La Lazio di Reja prosegue la sua striscia d’imbattibilità in campionato (ha perso solo dal Napoli in Coppa Italia) e centra il suoi secondo colpo esterno. Dopo Udine, arriva il consueto (vista la più che favorevole tradizione dei biancocelesti sul terreno dei “pandorini”) il sacco di Verona ai danni del Chievo. Un 2-0 netto e anche troppo clemente nei confronti dei padroni di casa, mai capaci di creare pericoli alla porta laziale. Con Keita ad indossare i panni del mattatore: l’assist a Candreva per il gol del fulmineo vantaggio già al 6’ e poi il raddoppio in proprio (pur con l’aiuto della deviazione di Canini) al 25’ della ripresa per il sigillo finale. In mezzo e dopo, tante altre giocate, belle ma anche utili alla squadra e mortifere per un Chievo che è giunto alla 7° uscita consecutiva senza vittorie. Il giovanissimo fenomeno di passaporto spagnolo è riuscito nella titanica impresa di far dimenticare almeno per un giorno i mal di pancia in casa biancoceleste dopo la conclusione della trattativa che ha visto il “Profeta”, al secolo Hernanes, imboccare la via della Milano nerazzurra.

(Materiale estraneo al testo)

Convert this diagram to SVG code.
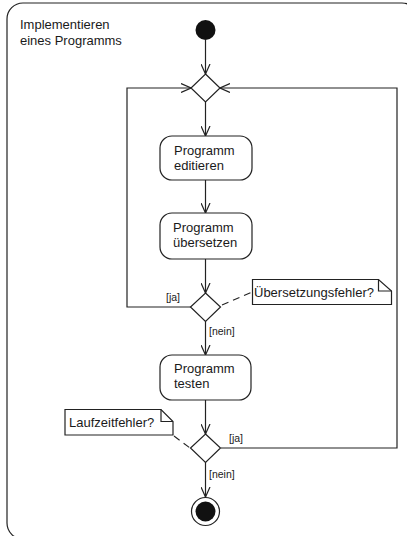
<svg xmlns="http://www.w3.org/2000/svg" width="407" height="536" viewBox="0 0 407 536">
<defs>
<style>
.ln{fill:none;stroke:#222;stroke-width:1.2}
.bx{fill:#fff;stroke:#222;stroke-width:1.2}
.dash{fill:none;stroke:#222;stroke-width:1.1;stroke-dasharray:7,5}
.t{font-family:"Liberation Sans",Arial,sans-serif;font-size:13px;fill:#1a1a1a}
.s{font-family:"Liberation Sans",Arial,sans-serif;font-size:10.5px;fill:#1a1a1a}
</style>
<marker id="arr" viewBox="0 0 10 10" refX="10" refY="5" markerWidth="10" markerHeight="10" markerUnits="userSpaceOnUse" orient="auto">
<path d="M0,0.5 L10,5 L0,9.5" fill="none" stroke="#222" stroke-width="1.2"/>
</marker>
</defs>
<rect width="407" height="536" fill="#fff"/>
<g id="frame">
<rect x="7" y="3" width="411" height="536" rx="16" ry="16" class="ln"/>
<text class="t" x="20" y="29">Implementieren</text>
<text class="t" x="20" y="45">eines Programms</text>
</g>
<g id="connectors">
<line x1="205.5" y1="40" x2="205.5" y2="74" class="ln" marker-end="url(#arr)"/>
<polyline points="191,307 127,307 127,88 191,88" class="ln" marker-end="url(#arr)"/>
<polyline points="221,448 397,448 397,88 220,88" class="ln" marker-end="url(#arr)"/>
<line x1="205.5" y1="102" x2="205.5" y2="136" class="ln" marker-end="url(#arr)"/>
<line x1="205.5" y1="180" x2="205.5" y2="213" class="ln" marker-end="url(#arr)"/>
<line x1="205.5" y1="259" x2="205.5" y2="293" class="ln" marker-end="url(#arr)"/>
<line x1="205.5" y1="321" x2="205.5" y2="355" class="ln" marker-end="url(#arr)"/>
<line x1="205.5" y1="400" x2="205.5" y2="434" class="ln" marker-end="url(#arr)"/>
<line x1="205.5" y1="462" x2="205.5" y2="497" class="ln" marker-end="url(#arr)"/>
<line x1="222" y1="305" x2="252" y2="292" class="dash"/>
<line x1="174" y1="436" x2="190" y2="448" class="dash"/>
<text class="s" x="166" y="301">[ja]</text>
<text class="s" x="209" y="335">[nein]</text>
<text class="s" x="229" y="442">[ja]</text>
<text class="s" x="209" y="478">[nein]</text>
</g>
<g id="start">
<circle cx="205.5" cy="30" r="10" fill="#111"/>
</g>
<g id="merge">
<polygon points="205.5,74 220,88 205.5,102 191,88" class="bx"/>
</g>
<g id="editieren">
<rect x="160" y="136" width="92" height="44" rx="12" class="bx"/>
<text class="t" x="174" y="155">Programm</text>
<text class="t" x="174" y="170">editieren</text>
</g>
<g id="uebersetzen">
<rect x="160" y="213" width="92" height="46" rx="12" class="bx"/>
<text class="t" x="173" y="232">Programm</text>
<text class="t" x="173" y="247">übersetzen</text>
</g>
<g id="decision1">
<polygon points="205.5,293 220.5,307 205.5,321.5 190.5,307" class="bx"/>
</g>
<g id="note1">
<path d="M252.5,279.5 H378.5 L391.5,291 V304.5 H252.5 Z" class="bx"/>
<path d="M378.5,279.5 V291 H391.5" class="ln"/>
<text class="t" x="254" y="297">Übersetzungsfehler?</text>
</g>
<g id="testen">
<rect x="160" y="355" width="91" height="45" rx="12" class="bx"/>
<text class="t" x="174" y="373">Programm</text>
<text class="t" x="174" y="388">testen</text>
</g>
<g id="decision2">
<polygon points="205.5,434 220.5,448 205.5,462.5 190.5,448" class="bx"/>
</g>
<g id="note2">
<path d="M65,409.5 H161 L173,421.5 V435 H65 Z" class="bx"/>
<path d="M161,409.5 V421.5 H173" class="ln"/>
<text class="t" x="69" y="427">Laufzeitfehler?</text>
</g>
<g id="end">
<circle cx="205.5" cy="511.5" r="14" class="bx"/>
<circle cx="205.5" cy="511.5" r="10" fill="#111"/>
</g>
</svg>
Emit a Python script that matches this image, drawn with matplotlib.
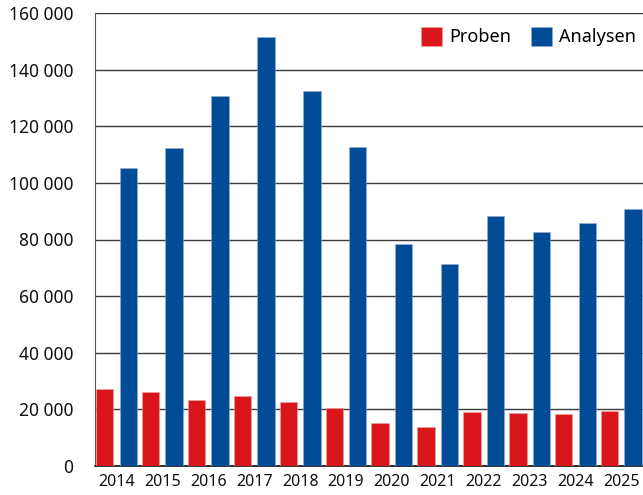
import matplotlib.pyplot as plt
import numpy as np

years = ['2014', '2015', '2016', '2017', '2018', '2019',
         '2020', '2021', '2022', '2023', '2024', '2025']
proben = [27300, 26300, 23400, 24700, 22600, 20400,
          15100, 13700, 19200, 18600, 18400, 19300]
analysen = [105300, 112300, 130700, 151600, 132500, 112700,
            78400, 71400, 88300, 82700, 85900, 90800]

RED = '#d8161b'
BLUE = '#024b97'

plt.rcParams['font.family'] = ['Noto Sans', 'DejaVu Sans']


def main():
    fig = plt.figure(figsize=(6.43, 4.95), dpi=100)
    ax = fig.add_axes([95 / 643, 1 - 466 / 495, 1 - 95 / 643, 453 / 495])

    x = np.arange(len(years))
    w = 0.38
    ax.bar(x - 0.256, proben, width=w, color=RED, edgecolor='#f0a0a0',
           linewidth=0.4, label='Proben', zorder=3)
    ax.bar(x + 0.256, analysen, width=w, color=BLUE, edgecolor='#8fb0d8',
           linewidth=0.4, label='Analysen', zorder=3)

    ax.set_xlim(-0.468, 11.47)
    ax.set_ylim(0, 160000)
    ax.set_yticks(range(0, 160001, 20000))
    ax.set_yticklabels([f'{v:,}'.replace(',', ' ') for v in range(0, 160001, 20000)])
    ax.set_xticks(x)
    ax.set_xticklabels(years)
    ax.tick_params(axis='y', length=0, pad=15.5, labelsize=12.5, colors='#111111')
    ax.tick_params(axis='x', length=0, pad=6, labelsize=11.5, colors='#111111')

    ax.grid(axis='y', color='#3a3a3a', linewidth=1.0, zorder=0)
    ax.set_axisbelow(True)
    for s in ['top', 'right']:
        ax.spines[s].set_visible(False)
    ax.spines['left'].set_color('#555555')
    ax.spines['bottom'].set_color('#111111')
    ax.spines['bottom'].set_linewidth(1.2)

    ax.legend(loc='upper right', ncol=2, frameon=False, fontsize=13,
              handlelength=1.15, handleheight=1.2, handletextpad=0.4,
              columnspacing=1.1, borderaxespad=0.0, bbox_to_anchor=(1.0, 0.985))

    plt.savefig('out.png', dpi=100)


if __name__ == '__main__':
    main()
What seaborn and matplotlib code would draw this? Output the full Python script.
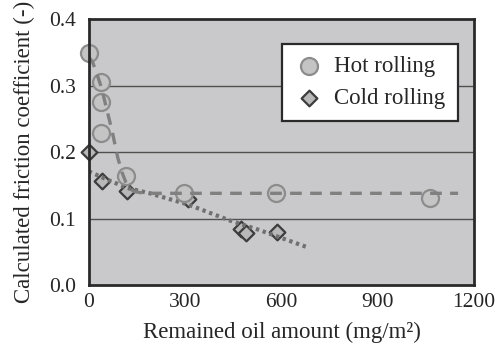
import numpy as np
import pandas as pd
import seaborn as sns
import matplotlib
matplotlib.use("Agg")
import matplotlib.pyplot as plt

# Data
hot_x = [0, 37, 37, 37, 115, 296, 583, 1063]
hot_y = [0.349, 0.305, 0.275, 0.229, 0.164, 0.138, 0.138, 0.131]
cold_x = [0, 41, 118, 310, 475, 488, 586]
cold_y = [0.200, 0.156, 0.141, 0.130, 0.084, 0.078, 0.080]

# Trend curves
hot_fit_x = [0, 12, 25, 40, 55, 72, 90, 103, 115, 125, 140, 160, 200, 300, 600, 900, 1150]
hot_fit_y = [0.343, 0.335, 0.318, 0.296, 0.266, 0.233, 0.192, 0.170, 0.155, 0.147, 0.141, 0.139, 0.138, 0.138, 0.138, 0.138, 0.138]
cold_fit_x = [0, 60, 120, 190, 310, 440, 530, 680]
cold_fit_y = [0.171, 0.158, 0.146, 0.138, 0.121, 0.097, 0.083, 0.057]

xticks = [0, 300, 600, 900, 1200]
yticks = [0.0, 0.1, 0.2, 0.3, 0.4]

sns.set_style("white")
plt.rcParams['font.family'] = ['Liberation Serif', 'DejaVu Serif']
plt.rcParams['mathtext.fontset'] = 'stix'

fig = plt.figure(figsize=(4.96, 3.52), dpi=100)
ax = fig.add_axes([0.179, 0.190, 0.777, 0.756])
ax.set_facecolor('#c9c9cb')

hot = pd.DataFrame({'x': hot_x, 'y': hot_y})
cold = pd.DataFrame({'x': cold_x, 'y': cold_y})
hotfit = pd.DataFrame({'x': hot_fit_x, 'y': hot_fit_y})
coldfit = pd.DataFrame({'x': cold_fit_x, 'y': cold_fit_y})

for yv in [0.1, 0.2, 0.3]:
    ax.axhline(yv, color='#505050', lw=1.0, zorder=1)

sns.scatterplot(data=cold, x='x', y='y', ax=ax, marker='D', s=64,
                color='#b8b8b8', edgecolor='#3c3c3c', linewidth=1.6, zorder=3,
                label='Cold rolling', clip_on=False)
sns.lineplot(data=coldfit, x='x', y='y', ax=ax, sort=False, estimator=None,
             color='#707070', lw=3.0, zorder=4)
ax.lines[-1].set_linestyle((0, (0.8, 0.9)))
sns.scatterplot(data=hot, x='x', y='y', ax=ax, marker='o', s=150,
                color='#c4c4c4', edgecolor='#8c8c8c', linewidth=1.6, zorder=5,
                label='Hot rolling', clip_on=False)
sns.lineplot(data=hotfit, x='x', y='y', ax=ax, sort=False, estimator=None,
             color='#808080', lw=2.4, zorder=6)
ax.lines[-1].set_linestyle((0, (3.5, 2.5)))

ax.set_xlim(0, 1200)
ax.set_ylim(0, 0.4)
ax.set_xticks(xticks)
ax.set_yticks(yticks)
ax.set_xticklabels([str(v) for v in xticks])
ax.set_yticklabels([f"{v:.1f}" for v in yticks])
ax.tick_params(axis='x', direction='in', length=5, width=1, color='#505050',
               labelsize=15.5, pad=6)
ax.tick_params(axis='y', length=0, labelsize=15.5, pad=9)
for sp in ax.spines.values():
    sp.set_color('#2a2a2a')
    sp.set_linewidth(2.0)
    sp.set_zorder(10)

ax.set_xlabel('Remained oil amount (mg/m\u00b2)', fontsize=16.5, labelpad=7)
ax.set_ylabel('Calculated friction coefficient (-)', fontsize=16.5, labelpad=10)

h, l = ax.get_legend_handles_labels()
order = [l.index('Hot rolling'), l.index('Cold rolling')]
leg = ax.legend([h[i] for i in order], [l[i] for i in order],
                loc='upper left', bbox_to_anchor=(0.502, 0.907),
                frameon=True, fancybox=False, fontsize=16.5,
                handletextpad=0.5, borderpad=0.55, labelspacing=0.45,
                handlelength=1.2, borderaxespad=0)
leg.get_frame().set_edgecolor('#2a2a2a')
leg.get_frame().set_linewidth(1.6)
leg.get_frame().set_facecolor('white')
leg.get_frame().set_alpha(1)
leg.set_zorder(20)

fig.savefig('out.png', dpi=100)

Con Reja la Lazio sembra, pur in parte, tornata quella che conoscevamo: solida dietro (veramente pochi i pericoli corsi in ciascuna gara), manovriera il giusto in mezzo, cinica quanto basta davanti. E non è poco.

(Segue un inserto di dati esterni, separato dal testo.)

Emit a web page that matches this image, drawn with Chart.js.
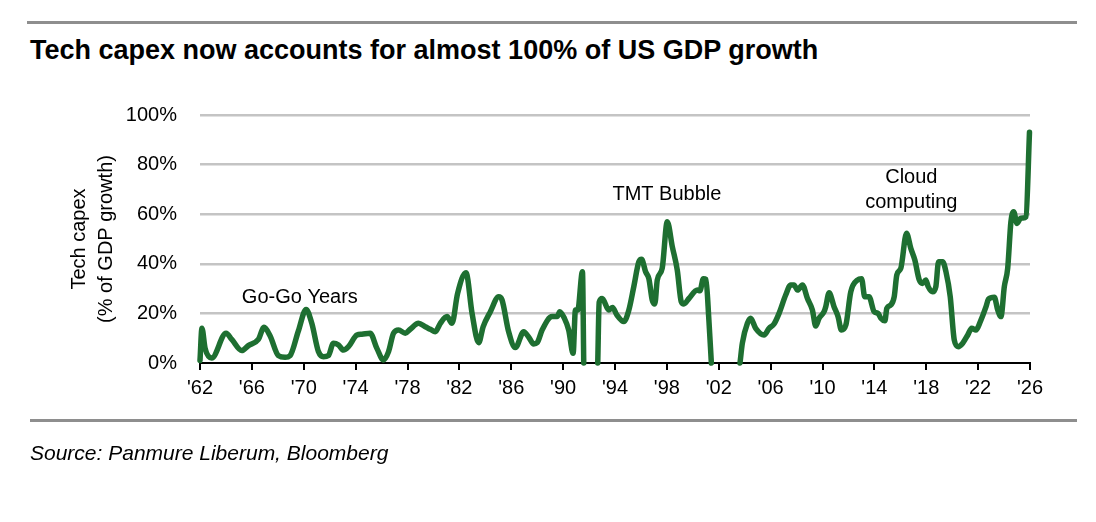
<!DOCTYPE html>
<html>
<head>
<meta charset="utf-8">
<script src="https://cdn.jsdelivr.net/npm/chart.js@4.4.1/dist/chart.umd.min.js"></script>
<style>
  body { margin: 0; background: #fff; font-family: 'Liberation Sans', Arial, sans-serif; }
  #page { position: relative; width: 1096px; height: 522px; overflow: hidden; }
  .rule { position: absolute; height: 3px; background: #8e8e8e; }
  #title { position: absolute; left: 30px; top: 34px; line-height: 32px; font-size: 27px; font-weight: bold; color: #000; white-space: nowrap; }
  #source { position: absolute; left: 30px; top: 440px; line-height: 26px; font-size: 21px; font-style: italic; color: #000; white-space: nowrap; }
  #wrap { position: absolute; left: 0; top: 0; width: 1096px; height: 522px; }
</style>
</head>
<body>
<div id="page">
  <div class="rule" style="left:27px; top:21px; width:1050px;"></div>
  <div id="title">Tech capex now accounts for almost 100% of US GDP growth</div>
  <div id="wrap"><canvas id="chart"></canvas></div>
  <div class="rule" style="left:30px; top:419px; width:1047px;"></div>
  <div id="source">Source: Panmure Liberum, Bloomberg</div>
</div>
<script>
// decimal years and tech capex share of GDP growth (%), null = gap (negative growth)
const years = [
  1962.00, 1962.15, 1962.39, 1962.90, 1964.01, 1964.45, 1965.22, 1965.73, 1966.50, 1966.94,
  1967.40, 1968.04, 1968.56, 1968.95, 1969.59, 1970.18, 1970.62, 1971.13, 1971.52, 1971.90,
  1972.29, 1972.68, 1973.06, 1973.45, 1974.10, 1974.48, 1975.12, 1975.64, 1976.15, 1976.54,
  1976.92, 1977.31, 1977.83, 1978.21, 1978.85, 1979.37, 1979.76, 1980.14, 1980.53, 1981.05,
  1981.43, 1981.86, 1982.51, 1982.98, 1983.49, 1983.83, 1984.39, 1985.03, 1985.29, 1985.80,
  1986.32, 1986.96, 1987.35, 1987.73, 1988.00, 1988.38, 1989.15, 1989.54, 1989.74, 1990.10,
  1990.43, 1990.77, 1990.95, 1991.13, 1991.49, 1991.59, 1992.10, 1992.67, 1992.78, 1993.01,
  1993.52, 1993.81, 1994.14, 1994.68, 1995.07, 1995.45, 1995.84, 1996.05, 1996.36, 1996.61,
  1996.87, 1997.07, 1997.26, 1997.64, 1998.03, 1998.42, 1998.80, 1999.11, 1999.31, 1999.70,
  2000.35, 2000.55, 2000.81, 2001.01, 2001.24, 2001.43, 2002.50, 2003.64, 2003.82, 2004.21,
  2004.46, 2004.85, 2005.49, 2005.88, 2006.26, 2006.65, 2007.16, 2007.55, 2007.80, 2008.07,
  2008.45, 2008.84, 2009.22, 2009.48, 2009.73, 2010.12, 2010.25, 2010.51, 2010.89, 2011.20,
  2011.46, 2011.80, 2012.18, 2012.70, 2013.01, 2013.26, 2013.59, 2013.98, 2014.29, 2014.50,
  2014.81, 2014.96, 2015.27, 2015.53, 2015.73, 2016.04, 2016.48, 2016.81, 2017.12, 2017.46,
  2017.72, 2017.97, 2018.15, 2018.49, 2018.74, 2018.95, 2019.26, 2019.52, 2019.85, 2020.16,
  2020.47, 2020.81, 2021.20, 2021.50, 2021.83, 2022.17, 2022.61, 2022.79, 2023.25, 2023.51,
  2023.76, 2024.02, 2024.28, 2024.53, 2024.74, 2025.00, 2025.26, 2025.46, 2025.69, 2025.96
];
const capex = [
  1, 14, 6, 2, 12, 9.5, 5, 7, 9.5, 14.4,
  11, 3, 2.3, 3, 13, 21.6, 16, 4.6, 2.5, 3,
  8, 7.3, 5.2, 6.6, 11.3, 11.6, 12, 5.9, 1.2, 4.6,
  12, 13.3, 12, 13.6, 16, 14.6, 13.6, 12.6, 16, 18.7,
  16, 28, 36.4, 20, 8.2, 14.6, 20.7, 26.7, 25.4, 12.6,
  6.2, 12.6, 10.4, 7.7, 8.2, 13.3, 18.7, 18.7, 20.7, 18,
  13.3, 3.9, 21.4, 21.4, 36.8, 0, null, 0, 24.5, 26,
  21.4, 22.4, 19.4, 16.7, 21.4, 30.8, 40.8, 41.8, 36.8, 34,
  25.4, 23.8, 33.5, 38.2, 57, 46.9, 37.5, 24.7, 23.8, 26,
  29.4, 29.1, 34, 33.7, 17.3, 0, null, 0, 8, 16,
  18, 14, 11.3, 14, 15.7, 20, 27.4, 31.5, 31.5, 29.4,
  31.5, 26, 21.4, 14.9, 18, 20.7, 22.7, 28.3, 22.7, 18.7,
  13.3, 15.3, 28.7, 33.5, 34, 26.7, 26.7, 20.7, 20, 18,
  17, 22, 23.4, 26.7, 35.5, 38.2, 52.3, 46.2, 41.5, 33.5,
  32.1, 33.5, 30.8, 28.7, 30.8, 40.8, 40.8, 36.8, 26.7, 9.3,
  6.6, 8, 11.3, 14, 13.3, 16.7, 22.7, 25.7, 26.5, 21.4,
  18.7, 30.8, 38.2, 57, 61, 56.3, 58.3, 58.5, 59, 93
];
const xTicks = [1962, 1966, 1970, 1974, 1978, 1982, 1986, 1990, 1994, 1998, 2002, 2006, 2010, 2014, 2018, 2022, 2026];
const yTicks = [0, 20, 40, 60, 80, 100];
const notes = [
  { text: ['Go-Go Years'], x: 1969.7, y: 26.5 },
  { text: ['TMT Bubble'], x: 1998.0, y: 68 },
  { text: ['Cloud', 'computing'], x: 2016.85, y: 75 }
];

const points = years.map((yr, i) => ({ x: yr, y: capex[i] }));

Chart.defaults.font.family = "'Liberation Sans', Arial, sans-serif";
Chart.defaults.font.size = 20;
Chart.defaults.color = '#000';

const notesPlugin = {
  id: 'notes',
  afterDatasetsDraw(chart) {
    const { ctx, scales } = chart;
    ctx.save();
    ctx.font = "20px 'Liberation Sans', Arial, sans-serif";
    ctx.fillStyle = '#000';
    ctx.textAlign = 'center';
    ctx.textBaseline = 'middle';
    notes.forEach(n => {
      const px = scales.x.getPixelForValue(n.x);
      const py = scales.y.getPixelForValue(n.y);
      n.text.forEach((line, i) => ctx.fillText(line, px, py + i * 25));
    });
    ctx.restore();
  }
};

new Chart(document.getElementById('chart'), {
  type: 'line',
  data: {
    datasets: [{
      data: points,
      borderColor: '#1e6f31',
      borderWidth: 5.5,
      pointRadius: 0,
      cubicInterpolationMode: 'monotone',
      borderCapStyle: 'round',
      borderJoinStyle: 'round',
      spanGaps: false,
      clip: false
    }]
  },
  options: {
    responsive: true,
    maintainAspectRatio: false,
    animation: false,
    layout: { padding: { left: 0, right: 66, top: 115, bottom: 119 } },
    plugins: { legend: { display: false }, tooltip: { enabled: false } },
    scales: {
      x: {
        type: 'linear',
        min: 1962,
        max: 2026,
        afterFit: s => { s.height = 40; },
        afterBuildTicks: s => { s.ticks = xTicks.map(v => ({ value: v })); },
        ticks: {
          padding: 6,
          maxRotation: 0,
          autoSkip: false,
          callback: v => "'" + String(v).slice(2)
        },
        grid: { drawOnChartArea: false, drawTicks: true, tickLength: 7, color: '#000', lineWidth: 2 },
        border: { display: true, color: '#000', width: 2 }
      },
      y: {
        min: 0,
        max: 100,
        afterFit: s => { s.width = 200; },
        afterBuildTicks: s => { s.ticks = yTicks.map(v => ({ value: v })); },
        ticks: { padding: 23, callback: v => v + '%' },
        grid: {
          drawTicks: false,
          lineWidth: 2.5,
          color: c => (c.tick && c.tick.value === 0) ? 'rgba(0,0,0,0)' : '#c4c4c4'
        },
        border: { display: false },
        title: {
          display: true,
          text: ['Tech capex', '(% of GDP growth)'],
          font: { size: 20, lineHeight: 1.35 },
          padding: { top: 66, bottom: 0 }
        }
      }
    }
  },
  plugins: [notesPlugin]
});
</script>
</body>
</html>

Ma difficilmente basterà a placare gli umori di una piazza rimasta delusa per l’ennesima sessione di mercato chiusa in modo ben più della sensazione di un depauperamento tecnico. Gli arrivi di Kakuta e di un esperto ma anche stagionato e acciaccato (e sarebbe ora di finirla con l’acquistare giocatori fermi per problemi fisici più o meno gravi già prima del pronti via, vero presidente?) Helder Postiga non possono compensare la partenza dolorosa di Hernanes. Non è solo una questione affettiva e neanche il rammarico di veder partire uno dei tre-quattro leader tecnici della squadra (con Marchetti, Klose e, se vogliamo, Candreva) , ma il modo che “ancor m’offende”. Il giocatore è stato svenduto, con o senza la contropartita tecnica di Mbaye. Ma è solo la conseguenza di un ennesimo capitolo di mala gestione lotitiana. Hernanes voleva andar via, certo. Non c’era bisogno di fargli scrivere la “letterina aperta ai tifosi”. Lo sapevamo tutti. Da quando, subito dopo la premiazione del 26 maggio, davanti ai microfoni Rai, il brasiliano affermò candidamente di non esser certo di rimanere. Il messaggio era chiaro: vorrei andare in una squadra più ambiziosa a meno di cospicui adeguamenti. Lotito lo sapeva. E se non aveva alcuna intenzione di accontentare il giocatore, aveva il dovere di cercare di cederlo per una cifra molto più vicina ai 30 milioni all’inizio dell’estate. Avrebbe avuto tempo, modo e liquidi per tornare sul mercato e compare un degno sostituto consentendogli anche di fare la preparazione estiva con i nuovi compagni. Così, invece, è stato costretto a svendere un talento in prossimità di scadenza di contratto alle condizioni altrui.
Capitolo Roma: la partita con il Parma è durata una manciata di minuti, quelli necessari ai capitani delle squadre e a Garcia per urlare all’arbitro De Marco l’impossibilità di giocare su un campo divenuto piscina e allo stesso fischietto di ritornare sui propri passi e sospendere definitivamente il match. Verrà recuperato a marzo o ad aprile (si parla del 2 o del 9). Anche qui: il maltempo era annunciato da giorni e per giorni si è protratto. Proteggere il prato in modo adeguato era così impossibile? Ne va della regolarità del campionato.
Nel posticipo domenicale, infine, la Juve ha battuto, ben oltre il 3-1 finale, un’Inter sempre più imbarazzante e scesa in campo con l’atteggiamento sparagnino della vittima predestinata prima di abbozzare una tardiva parvenza di reazione. Anche qui, non ce ne voglia Mazzarri, ma i tanti tifosi nerazzurri meriterebbero maggior rispetto.